Consider that the attack is more focused. Your wife is the sole target or part of a smaller set of targets such as her fellow employees. The purpose is most likely not for immediate financial gain, but for information warfare. In such cases, attackers will spend more time and be far more resilient in their efforts to discover her password. Your wife has already given such would-be attackers an advantage by letting it be known that she uses a restricted character set. If attackers “acquired” both your encrypted passwords and knew that tidbit of information, they have a high probability of success cracking your wife’s password than yours, despite that both of you drew your passwords from the same sample space.

To avoid giving attackers the favor, your wife should come up with a different “formula” and tell no living soul about it, even you. Furthermore, while the brute strength of her password is still important, it is more important that it is also immune to social reverse engineering. In other words, composed of something that is as orthogonal as possible to the known set of information that attackers could discover about her. The easiest solution is to use a random password generator. A better solution is to use simpler, longer, multi-word passwords, i.e. passphrases, that can be remembered by mnemonic devices; obviously, this is system dependent.

It is difficult to measure the extract strength of a password. The most common measure used is the password's information entropy. Borrowed from Shannon’s work in information theory, the entropy measures the number of information bits provided by a password. A password with an entropy of 50 would require 250 attempts to exhaust all possibilities in a brute force attack. For example, your 8-character password picked from the standard 94-character symbol set, would have an entropy of 18. If the password passes an extensive dictionary test (by the system), it gains an additional 6 bits, for a total of 24. The bonus of a dictionary test declines as the password length increases. A phrase such as spider came to see ms muffet on a tuffet has an entropy of 56.
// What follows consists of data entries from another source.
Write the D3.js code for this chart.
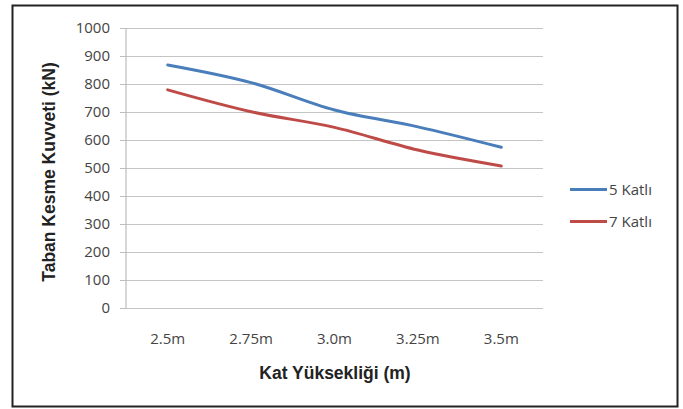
<!DOCTYPE html>
<html>
<head>
<meta charset="utf-8">
<script src="https://cdn.jsdelivr.net/npm/d3@7"></script>
<style>
  html, body { margin: 0; padding: 0; background: #fff; }
  svg { display: block; font-family: "Open Sans", "Noto Sans", sans-serif; }
</style>
</head>
<body>
<svg id="chart" width="683" height="409"></svg>
<script>
// Kat yüksekliğine göre taban kesme kuvveti
const categories = ["2.5m", "2.75m", "3.0m", "3.25m", "3.5m"];
const seriesNames = ["5 Katlı", "7 Katlı"];
const values5 = [868, 805, 707, 647, 574];
const values7 = [779, 701, 645, 564, 507];
const yTicks = [0, 100, 200, 300, 400, 500, 600, 700, 800, 900, 1000];
const colors = ["#4a7ebb", "#be4b48"];

const svg = d3.select("#chart");

// outer frame
svg.append("rect")
  .attr("x", 12.5).attr("y", 5.5).attr("width", 665).attr("height", 401)
  .attr("fill", "#fff").attr("stroke", "#222").attr("stroke-width", 2);

const plot = { left: 126, right: 543, top: 28, bottom: 308 };

const x = d3.scaleBand().domain(categories).range([plot.left, plot.right]);
const y = d3.scaleLinear().domain([0, 1000]).range([plot.bottom, plot.top]);

// horizontal gridlines with tick marks
const yAxis = d3.axisLeft(y).tickValues(yTicks).tickFormat(d3.format("d"))
  .tickSize(6).tickPadding(10);
const gy = svg.append("g").attr("transform", `translate(${plot.left},0)`).call(yAxis);
gy.select(".domain").remove();
gy.selectAll(".tick line").attr("stroke", "#bdbdbd");
gy.selectAll(".tick").append("line")
  .attr("x1", 0).attr("x2", plot.right - plot.left)
  .attr("stroke", "#c4c4c4").attr("stroke-width", 1.2);
gy.selectAll(".tick text")
  .attr("fill", "#444").attr("font-size", 15).attr("font-family", "Open Sans, sans-serif");

// vertical axis line
svg.append("line")
  .attr("x1", plot.left).attr("x2", plot.left)
  .attr("y1", plot.top).attr("y2", plot.bottom)
  .attr("stroke", "#bdbdbd").attr("stroke-width", 1.2);

// category axis labels
const xAxis = d3.axisBottom(x).tickSize(0).tickPadding(25);
const gx = svg.append("g").attr("transform", `translate(0,${plot.bottom})`).call(xAxis);
gx.select(".domain").remove();
gx.selectAll(".tick text")
  .attr("fill", "#444").attr("font-size", 15).attr("font-family", "Open Sans, sans-serif");

// axis titles
svg.append("text")
  .attr("transform", `translate(55,${(plot.top + plot.bottom) / 2 + 4}) rotate(-90)`)
  .attr("text-anchor", "middle")
  .attr("font-family", "Liberation Sans, Arial, sans-serif")
  .attr("font-weight", "bold").attr("font-size", 17.5).attr("fill", "#222")
  .text("Taban Kesme Kuvveti (kN)");

svg.append("text")
  .attr("x", 335).attr("y", 379)
  .attr("text-anchor", "middle")
  .attr("font-family", "Liberation Sans, Arial, sans-serif")
  .attr("font-weight", "bold").attr("font-size", 17.5).attr("fill", "#222")
  .text("Kat Yüksekliği (m)");

// smoothed series lines
const line = d3.line()
  .x((d, i) => x(categories[i]) + x.bandwidth() / 2)
  .y(d => y(d))
  .curve(d3.curveCatmullRom.alpha(0.5));

[values5, values7].forEach((vals, k) => {
  svg.append("path")
    .datum(vals)
    .attr("d", line)
    .attr("fill", "none")
    .attr("stroke", colors[k])
    .attr("stroke-width", 3)
    .attr("stroke-linecap", "round");
});

// legend
const legend = svg.append("g").attr("transform", "translate(570,189.5)");
seriesNames.forEach((name, k) => {
  const g = legend.append("g").attr("transform", `translate(0,${k * 32})`);
  g.append("line").attr("x1", 0).attr("x2", 37).attr("y1", 0).attr("y2", 0)
    .attr("stroke", colors[k]).attr("stroke-width", 3);
  g.append("text").attr("x", 39).attr("y", 5.5)
    .attr("font-size", 15).attr("fill", "#444")
    .attr("font-family", "Open Sans, sans-serif")
    .text(name);
});
</script>
</body>
</html>
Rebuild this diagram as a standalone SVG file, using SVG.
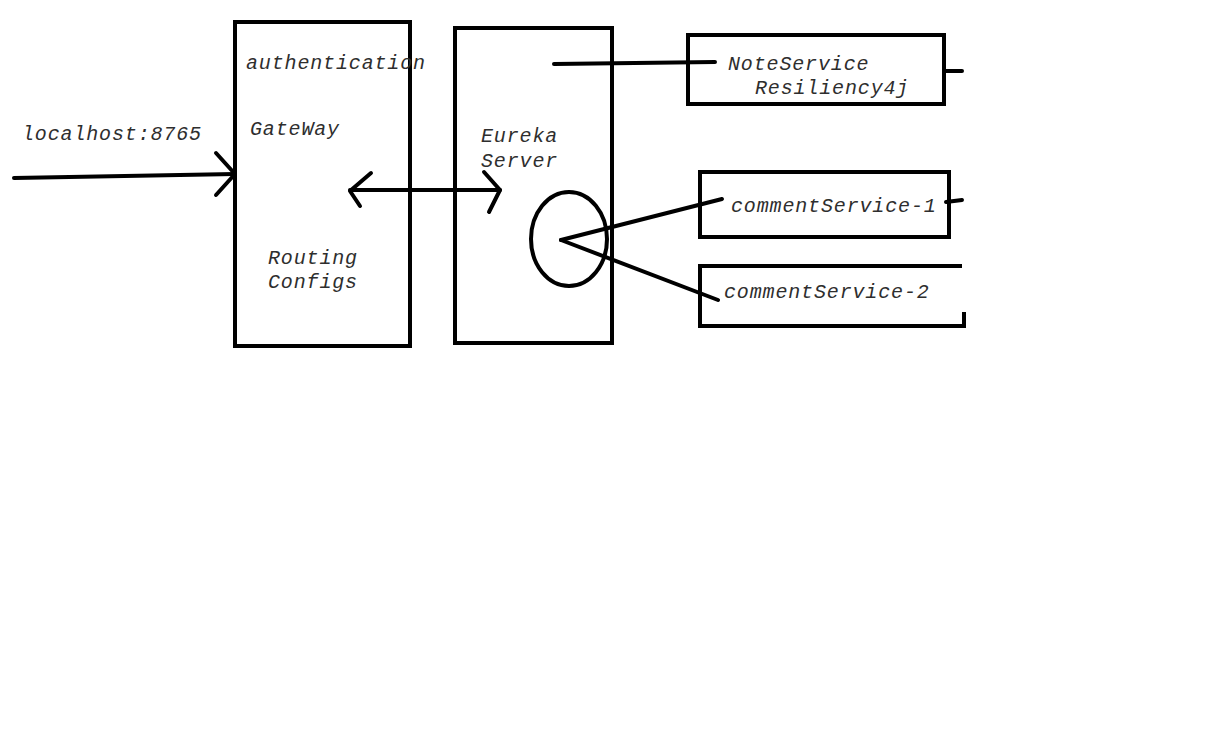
<svg xmlns="http://www.w3.org/2000/svg" width="1213" height="748" viewBox="0 0 1213 748">
  <style>
    .box { fill: none; stroke: #000; stroke-width: 4; }
    .ln { fill: none; stroke: #000; stroke-width: 4; stroke-linecap: round; stroke-linejoin: round; }
    text { font-family: "Liberation Mono", "Courier New", monospace; font-style: italic; font-size: 20px; letter-spacing: 0.85px; fill: #2e2e2e; }
  </style>
  <rect width="1213" height="748" fill="#fff"/>

  <g id="gateway">
    <rect class="box" x="235" y="22" width="175" height="324"/>
    <text x="246" y="69">authentication</text>
    <text x="250" y="135">GateWay</text>
    <text x="268" y="264">Routing</text>
    <text x="268" y="288">Configs</text>
  </g>

  <g id="eureka">
    <rect class="box" x="455" y="28" width="157" height="315"/>
    <text x="481" y="142">Eureka</text>
    <text x="481" y="167">Server</text>
    <ellipse class="box" cx="569" cy="239" rx="38" ry="47"/>
  </g>

  <g id="note-service">
    <rect class="box" x="688" y="35" width="256" height="69"/>
    <text x="728" y="70">NoteService</text>
    <text x="755" y="94">Resiliency4j</text>
  </g>

  <g id="comment-service-1">
    <rect class="box" x="700" y="172" width="249" height="65"/>
    <text x="731" y="212">commentService-1</text>
  </g>

  <g id="comment-service-2">
    <path class="box" d="M964,312 V326 H700 V266 H962"/>
    <text x="724" y="298">commentService-2</text>
  </g>

  <g id="connectors">
    <!-- client request into the gateway -->
    <path class="ln" d="M14,178 L235,174"/>
    <path class="ln" d="M216,153 L235,174 L216,195"/>
    <text x="22" y="140">localhost:8765</text>
    <!-- gateway <-> eureka -->
    <path class="ln" d="M350,190 L500,190"/>
    <path class="ln" d="M371,173 L350,191 L360,206"/>
    <path class="ln" d="M484,172 L500,190 L489,212"/>
    <!-- eureka -> note service -->
    <path class="ln" d="M554,64 L715,62"/>
    <path class="ln" d="M944,71 L962,71"/>
    <!-- eureka registry -> comment services -->
    <path class="ln" d="M561,240 L722,199"/>
    <path class="ln" d="M561,240 L718,300"/>
    <path class="ln" d="M946,202 L962,200"/>
  </g>
</svg>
If you are interested in finding out more about password entropy, these following National Institute of Standards and Technology (NIST) papers provide a wealth of detail:

1

There is a context in which the wife is right, which may explain her intuition. Suppose we split the permitted symbols into two sets, $S$ and $T$, of size $s=|S|$ and $t=|T|$. Suppose further that our password must be exactly two letters long.

The wife's strategy yields $s^2+t^2$ passwords, either two from $S$ or two from $T$. The OP's strategy yields $2st$ passwords, either one from $S$ then one from $T$, or the other way.

The wife's strategy will give at least as many passwords as the OP's, because $(s^2+t^2)-2st=(s-t)^2\ge 0$. Indeed, if $s\neq t$, then the wife's strategy gives strictly more passwords.

0

Allowing either only lowercase, only uppercase, only numerals or only symbols, the number of possible passwords equals $$26^8+26^8+10^8+33^8=1\ 824\ 162\ 747\ 393,$$ assuming $33$ symbols. On the other hand, the number of passwords requiring at least one from each group can be counted as the total number of passwords allowing all characters, minus the number of passwords using characters from only three out of four groups. The total number of passwords is $$(26+26+10+33)^8=6\ 634\ 204\ 312\ 890\ 625,$$ which is spectacularly much larger than the other number (about $16000$ times larger). But we still have to subtract the passwords that don't use all symbols. The numbers of passwords that use only three out of four symbols are \begin{align*} (26+26+10)^8&=\ \ \ 218\ 340\ 105\ 584\ 986&\text{ not using symbols}\\ (26+26+33)^8&=2\ 724\ 905\ 250\ 390\ 625&\text{ not using numbers}\\ (26+10+33)^8&=\ \ \ 513\ 798\ 374\ 428\ 641&\text{ not using uppercase} \end{align*} and the number of passwords not using lowercase is the same. These numbers are a lot smaller than the total number we just computed; subtracting them barely still leaves $$2\ 663\ 362\ 208\ 057\ 732,$$ passwords; well over a thousand times more than the first number. And in fact we've subtracted too much; for example passwords using only lowercase characters have been subtracted three times (it doesn't use symbols, doesn't use numbers and doesn't use uppercase letter). So the actual number of passwords is even greater.


To compute the exact number you could use the inclusion-exclusion principle. For this we also need the number of passwords not using characters from two out of four groups, and not using characters from three out of four groups. The latter is simply the number of passwords using symbols from only one group, which we already computed to be $$26^8+26^8+10^8+33^8=1\ 824\ 162\ 747\ 393,$$ The numbers of passwords not using characters from two out of four groups equal: \begin{align*} (26+26)^8&=\ \ 53\ 459\ 728\ 531\ 456&\text{not using numbers or symbols}\\ (26+10)^8&=\ \ \ \ 2\ 821\ 109\ 907\ 456&\text{not using lower/uppercase or symbols}\\ (26+33)^8&=146\ 830\ 437\ 604\ 321&\text{not using lower/uppercase or numbers}\\ (10+33)^8&=\ \ 11\ 688\ 200\ 277\ 601&\text{not using lowercase or uppercase} \end{align*} Together these add up to $$364\ 451\ 023\ 832\ 611,$$ passwords that we subtracted twice originally. Adding this and subsequently subtracting the number of passwords that we double counted here again, by the inclusion-exclusion principle the total number of passwords equals $$2\ 663\ 362\ 208\ 057\ 732+364\ 451\ 023\ 832\ 611-1\ 824\ 162\ 747\ 393=3\ 026\ 197\ 587\ 291\ 750,$$ which is substantially more than the other number of passwords.


DISCLAIMER: The numbers might very well be off a bit as I'm in a hurry, I'll fix it later today. But the general point holds.